Sometimes the challenges can appear insurmountable, so it is important to remember just how much progress is being made. Over the past 25 years, the number of children younger than five years who die every year has halved from more than 12 million to less than 5.8 million. Since 1990, the number of people living in absolute poverty – on less than US$1.90 a day – has fallen by 35 per cent. This means that in 2013, when these statistics were last compiled, 767 million people lived on less than $1.90 a day, down from 1.85 billion in 1990. Poverty rates have declined in all regions of the globe.
Likewise with equality. In my lifetime, Australia has introduced legislation for equal pay, the Sex Discrimination Act, women’s ability to control their own bodies, the ability to secure bank loans without male endorsement, and legislation to outlaw domestic violence. These moves have revolutionised women’s lives and set us on a pathway toward equality.
Unacceptably high
These changes are amazing and a pretty powerful riposte to anyone telling you the world was once a better place, or that foreign aid does not work. But no country has managed to completely remove inequality, injustice or poverty. For many countries, Australia’s progress in terms of equality has not been replicated. Also, the number of people living in extreme poverty globally is still unacceptably high. So there is still a lot of work to be done.

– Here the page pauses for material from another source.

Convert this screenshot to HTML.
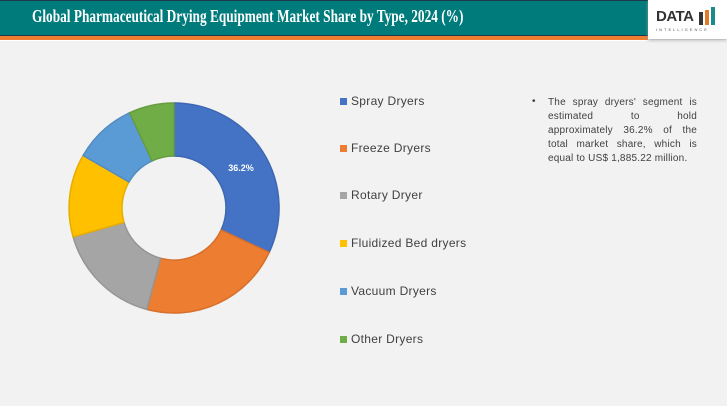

At the same time, the world is going through a period of intense political upheaval. New US President Donald Trump is pinning his reputation on shaking up the political order. It can make people feel uncertain, fearful and insular, and does not make for a particularly receptive audience when arguing the effectiveness of Australian aid.
But Trump is not without precedent. Throughout history we have seen change-makers, for better or worse, like this. It could be tempting to take brash measures in response, but really our energy is better spent on what we are able to change.
That is how Care started more than 70 years ago, in the aftermath of World War II. A famine was looming in Europe, so 22 organisations came together to rush lifesaving “care packages” containing food and basic supplies to survivors.
If we want to address poverty, injustice and inequality, we must enact the change we want to see. Encouraging respect for a broad range of viewpoints and championing equality and diversity are among the most important leadership challenges. And we need to recognise that if it were easy, it would have been done already.
This job, above all, is about turning apathy into empathy and action.
Sally Moyle, Chief Executive, Care Australia.